Skuid’s visual designer makes development “drag and drop”
In addition to its component library and composer, Skuid has a visual tool called Design System Studio, which allows organizations to build an entire design system without writing a single line of code. With one click, the design system can be applied across all apps. The point of the design system is to make every app within an organization look consistent and tailored to the users.
These features – data connectors, components and design systems – drive app agility. That is, the ability to continuously design, create, and deliver impactful human-centered business apps and experiences, said McElrath.

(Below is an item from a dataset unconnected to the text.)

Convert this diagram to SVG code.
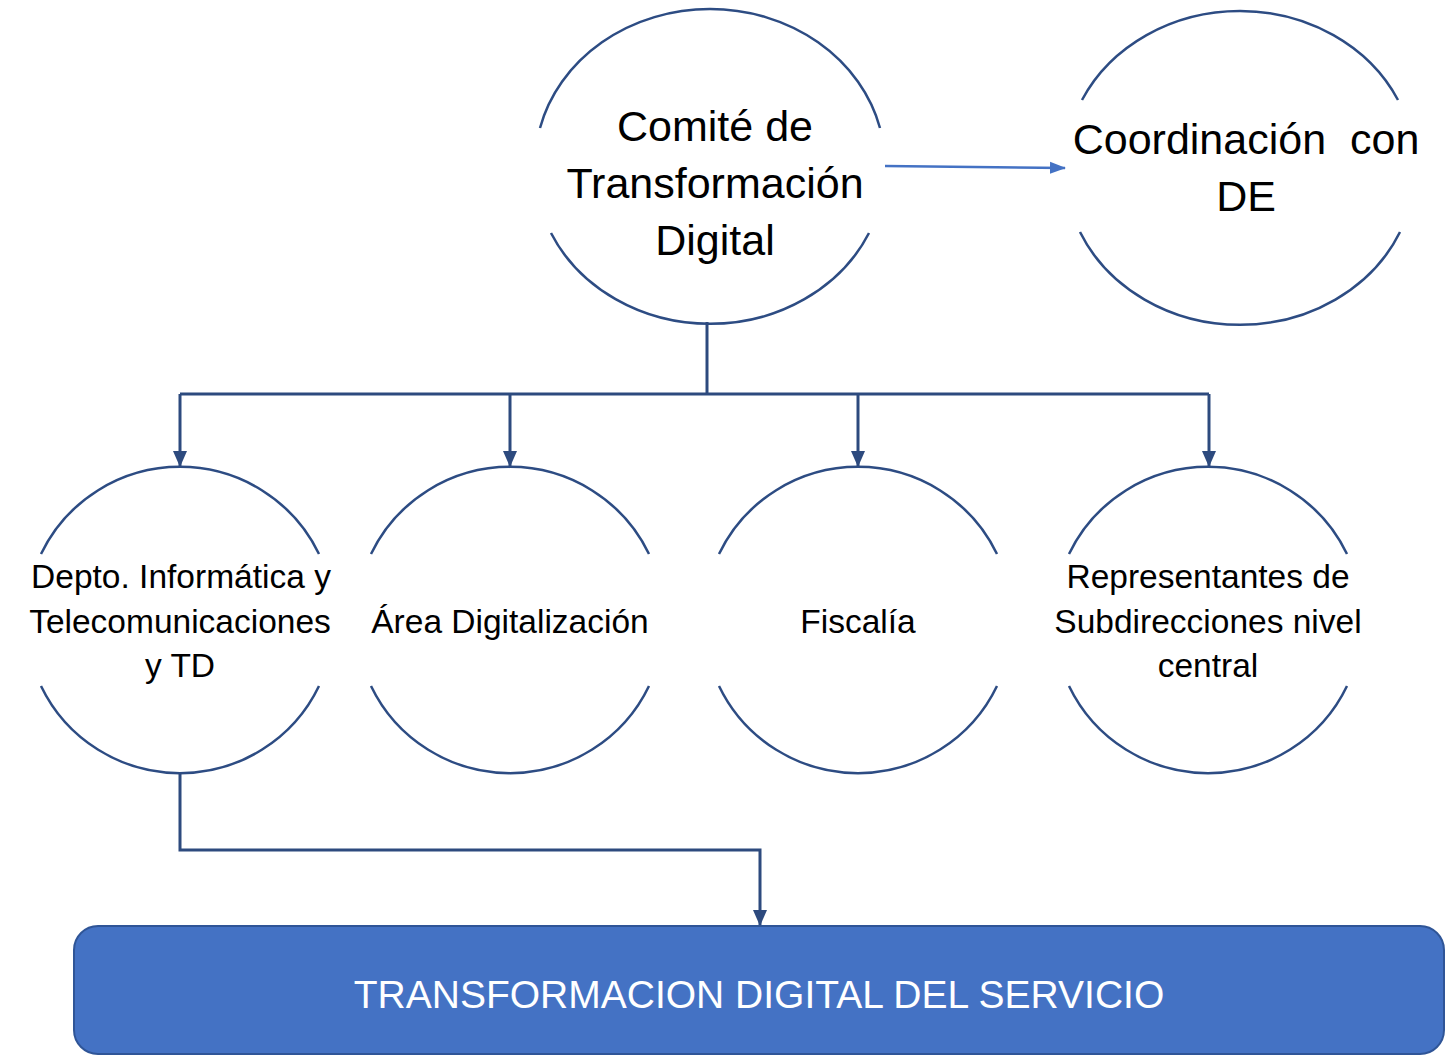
<svg xmlns="http://www.w3.org/2000/svg" width="1446" height="1056" viewBox="0 0 1446 1056">
<style>
.arc{fill:none;stroke:#2D4C83;stroke-width:2.5}
.t{font-family:"Liberation Sans",Arial,sans-serif;fill:#000;text-anchor:middle}
.big{font-size:43px}
.sm{font-size:33.5px}
.con{fill:none;stroke:#2D4A7E;stroke-width:3}
</style>
<defs>
<marker id="ah" markerUnits="userSpaceOnUse" markerWidth="16" markerHeight="16" viewBox="0 0 16 16" refX="15" refY="8" orient="auto">
<path d="M0,1 L16,8 L0,15 Z" fill="#2D4A7E"/>
</marker>
<marker id="ahb" markerUnits="userSpaceOnUse" markerWidth="16" markerHeight="16" viewBox="0 0 16 16" refX="15" refY="8" orient="auto">
<path d="M0,2 L16,8 L0,14 Z" fill="#4472C4"/>
</marker>
</defs>
<rect width="1446" height="1056" fill="#fff"/>

<g id="comite">
<path class="arc" d="M540,128 A175,156 0 0 1 880,128"/>
<path class="arc" d="M551,233 A175,156 0 0 0 869,233"/>
<text class="t big" x="715" y="141">Comité de</text>
<text class="t big" x="715" y="198">Transformación</text>
<text class="t big" x="715" y="255">Digital</text>
</g>

<g id="coordinacion">
<path class="arc" d="M1082,100 A175,156 0 0 1 1398,100"/>
<path class="arc" d="M1080,232 A175,156 0 0 0 1400,232"/>
<text class="t big" x="1246" y="154" xml:space="preserve">Coordinación  con</text>
<text class="t big" x="1246" y="211">DE</text>
</g>

<g id="depto">
<path class="arc" d="M41,554 A154,153 0 0 1 319,554"/>
<path class="arc" d="M41,686 A154,153 0 0 0 319,686"/>
<text class="t sm" x="181" y="588">Depto. Informática y</text>
<text class="t sm" x="180" y="633">Telecomunicaciones</text>
<text class="t sm" x="180" y="677">y TD</text>
</g>

<g id="area">
<path class="arc" d="M371,554 A154,153 0 0 1 649,554"/>
<path class="arc" d="M371,686 A154,153 0 0 0 649,686"/>
<text class="t sm" x="510" y="633">Área Digitalización</text>
</g>

<g id="fiscalia">
<path class="arc" d="M719,554 A154,153 0 0 1 997,554"/>
<path class="arc" d="M719,686 A154,153 0 0 0 997,686"/>
<text class="t sm" x="858" y="633">Fiscalía</text>
</g>

<g id="representantes">
<path class="arc" d="M1069,554 A154,153 0 0 1 1347,554"/>
<path class="arc" d="M1069,686 A154,153 0 0 0 1347,686"/>
<text class="t sm" x="1208" y="588">Representantes de</text>
<text class="t sm" x="1208" y="633">Subdirecciones nivel</text>
<text class="t sm" x="1208" y="677">central</text>
</g>

<g id="servicio">
<rect x="74" y="926" width="1370" height="128" rx="24" ry="24" fill="#4472C4" stroke="#2F5597" stroke-width="2"/>
<text x="759" y="1008" font-family="'Liberation Sans',Arial,sans-serif" font-size="39" fill="#fff" text-anchor="middle">TRANSFORMACION DIGITAL DEL SERVICIO</text>
</g>

<g id="connectors">
<path class="con" d="M707,322 V394"/>
<path class="con" d="M180,394 H1209"/>
<path class="con" d="M180,394 V466" marker-end="url(#ah)"/>
<path class="con" d="M510,394 V466" marker-end="url(#ah)"/>
<path class="con" d="M858,394 V466" marker-end="url(#ah)"/>
<path class="con" d="M1209,394 V466" marker-end="url(#ah)"/>
<path class="con" d="M180,773 V850 H760 V925" marker-end="url(#ah)"/>
<path d="M885,166 L1065,168" fill="none" stroke="#4472C4" stroke-width="2.5" marker-end="url(#ahb)"/>
</g>
</svg>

“App agility is the secret to business agility. Everything is being digitized right now. If you have to crank out 30 different apps and 90 different prototypes before you decide on the one you want, you’re really restricted as a company as you go on this digital acceleration journey,” McElrath added.
Use case: Baker Hughes customized Salesforce with Skuid
Baker Hughes is a longtime Skuid user that struggled with Salesforce adoption in the past. The industrial service company considered ripping and replacing Salesforce with a new customer relationship management (CRM) system, but quickly realized the transition would be too expensive. Skuid helped Baker Hughes customize its Salesforce user experience, driving CRM adoption to over 90 percent.

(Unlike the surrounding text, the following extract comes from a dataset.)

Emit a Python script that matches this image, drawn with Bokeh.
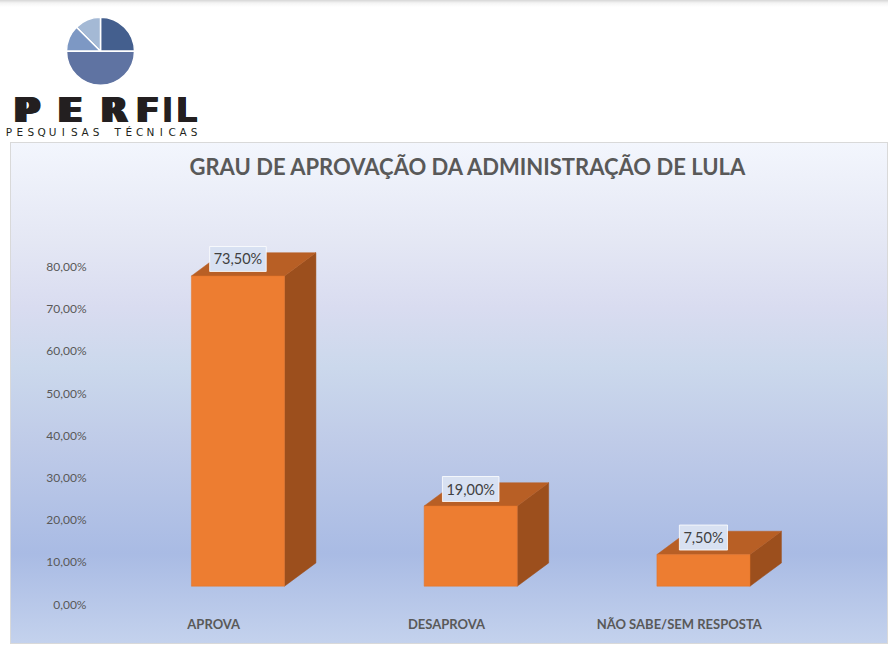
import numpy as np
from bokeh.plotting import figure
from bokeh.layouts import column
from bokeh.models import Range1d, FixedTicker
from bokeh.core.properties import value
from bokeh.embed import file_html
from bokeh.resources import INLINE

# ---------------- data ----------------
categories = ["APROVA", "DESAPROVA", "NÃO SABE/SEM RESPOSTA"]
values = [73.5, 19.0, 7.5]
value_labels = ["73,50%", "19,00%", "7,50%"]
y_ticks = [0, 10, 20, 30, 40, 50, 60, 70, 80]
y_tick_labels = ["0,00%", "10,00%", "20,00%", "30,00%", "40,00%",
                 "50,00%", "60,00%", "70,00%", "80,00%"]
title_text = "GRAU DE APROVAÇÃO DA ADMINISTRAÇÃO DE LULA"
logo_word = "PERFIL"
logo_sub = "PESQUISAS TÉCNICAS"
logo_shares = [0.25, 0.125, 0.125, 0.5]
logo_colors = ["#445f8e", "#a4b9d5", "#7d98c4", "#5f73a2"]

# ---------------- logo figure ----------------
LW, LH = 888, 142
lg = figure(width=LW, height=LH, x_range=Range1d(0, LW), y_range=Range1d(0, LH),
            output_backend="svg", toolbar_location=None, min_border=0,
            styles={"background": "linear-gradient(to bottom, #d6d6d6 0px, #f4f4f4 3px, #ffffff 7px)"})
lg.frame_align = False
lg.axis.visible = False
lg.grid.visible = False
lg.outline_line_color = None
lg.background_fill_alpha = 0
lg.border_fill_alpha = 0

ends = np.cumsum(logo_shares) * 2 * np.pi
starts = np.concatenate([[0], ends[:-1]])
lg.wedge(x=100, y=91.3, radius=34, radius_units="screen", start_angle=starts, end_angle=ends,
         fill_color=logo_colors, line_color="white", line_width=1.5)

# extended heavy logotype: each letter drawn with a small horizontal spread
letter_centers = [26.5, 69.5, 113.5, 147, 167, 186]
letter_spread = [5, 5, 4, 3, 0, 1]
for ch, cx, s in zip(logo_word, letter_centers, letter_spread):
    n = 1 if s == 0 else 5
    offs = np.linspace(-s / 2, s / 2, n)
    lg.text(x=cx + offs, y=[32.5] * n, text=[ch] * n,
            text_align="center", text_baseline="alphabetic",
            text_font=value("DejaVu Sans"), text_font_style="bold", text_font_size="34px",
            text_color="#231f20")
sub_x = np.linspace(8.5, 193.5, len(logo_sub))
lg.text(x=sub_x, y=[11] * len(logo_sub), text=list(logo_sub),
        text_align="center", text_baseline="alphabetic",
        text_font=value("DejaVu Sans"), text_font_size="10.5px", text_color="#231f20")

# ---------------- chart figure ----------------
d0 = 4.26      # depth offset of front face (data units)
dy = 5.52      # depth (vertical) of 3D box
dx = 0.135     # depth (horizontal)
off = 0.104    # front face horizontal offset from category position
w = 0.40       # bar width

grad = ("linear-gradient(to bottom, #f3f6fd 0%, #e4e7f4 20%, #d9dcf0 33%, #cbd8ec 45%, "
        "#bfcbe8 60%, #a9bbe4 82%, #c4d2ed 100%)")
p = figure(width=878, height=502, x_range=Range1d(-0.508, 2.899), y_range=Range1d(-1.02, 99.43),
           output_backend="svg", toolbar_location=None,
           min_border_left=85, min_border_right=0, min_border_top=42, min_border_bottom=36,
           margin=(0, 0, 0, 10),
           styles={"background": grad, "outline": "1px solid #d9d9d9", "outline-offset": "-1px"})
p.frame_align = False
p.background_fill_alpha = 0
p.border_fill_alpha = 0
p.outline_line_color = None
p.grid.visible = False

p.title.text = title_text
p.title.align = "left"
p.title.offset = 94
p.title.text_font = "Lato"
p.title.text_font_size = "22px"
p.title.text_font_style = "bold"
p.title.text_color = "#595959"

xs = np.arange(len(categories)) + off
v = np.array(values)
xl = xs - w / 2
xr = xs + w / 2
top = d0 + v

side_x = [[a, a + dx, a + dx, a] for a in xr]
side_y = [[d0, d0 + dy, t + dy, t] for t in top]
top_x = [[a, b, b + dx, a + dx] for a, b in zip(xl, xr)]
top_y = [[t, t, t + dy, t + dy] for t in top]

p.patches(side_x, side_y, fill_color="#9c4f1d", line_color="#9c4f1d", line_width=0.5)
p.patches(top_x, top_y, fill_color="#b85f25", line_color="#b85f25", line_width=0.5)
p.vbar(x=xs, width=w, bottom=d0, top=top, fill_color="#ed7d31", line_color="#e57428", line_width=0.5)

p.text(x=xs, y=top + 4.03, text=value_labels, text_align="center", text_baseline="middle",
       text_font=value("Lato"), text_font_size="14.5px", text_color="#404040",
       background_fill_color="#d8e1f2", border_line_color="#ffffff", border_line_alpha=0.8,
       padding=4)

p.xaxis.ticker = FixedTicker(ticks=list(range(len(categories))))
p.xaxis.major_label_overrides = {i: c for i, c in enumerate(categories)}
p.yaxis.ticker = FixedTicker(ticks=y_ticks)
p.yaxis.major_label_overrides = {t: l for t, l in zip(y_ticks, y_tick_labels)}
for ax in (p.xaxis, p.yaxis):
    ax.axis_line_color = None
    ax.major_tick_line_color = None
    ax.minor_tick_line_color = None
    ax.major_tick_out = 0
    ax.major_tick_in = 0
    ax.major_label_text_color = "#595959"
    ax.major_label_text_font = "Lato"
p.xaxis.major_label_text_font_style = "bold"
p.xaxis.major_label_text_font_size = "13px"
p.xaxis.major_label_standoff = 7
p.yaxis.major_label_text_font_size = "12px"
p.yaxis.major_label_standoff = 9

layout = column(lg, p, spacing=0)
open("out.html", "w").write(file_html(layout, INLINE))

“We started with the user and worked backwards, instead of starting with the database and moving forwards. As a result, Baker Hughes solved their data quality problem,” said McElrath. “They also solved their collaboration problem and found new opportunities to grow deals as a result.”
What’s next for Skuid is renewed emphasis on making app development faster and cheaper. Skuid is exploring problematic areas that could potentially slow down business processes.
In the last couple releases, Skuid also added new capabilities that enhance the table component, with the goal of making business apps more competitive with offline spreadsheets. In upcoming releases, the company will continue to build on that with table navigation and actions that make tables even better for power users.
This is one example of Skuid focusing “the user experience around the needs of the individual,” said McElrath. This requires not only having a personalization framework to create the user experience – which Skuid provides – but starting and ending with a human-centered design approach.
Skuid offers the best of both worlds McElrath claimed. “You get rock solid core technology on the back end and you get modern user experiences that are personalized around the needs of your users.”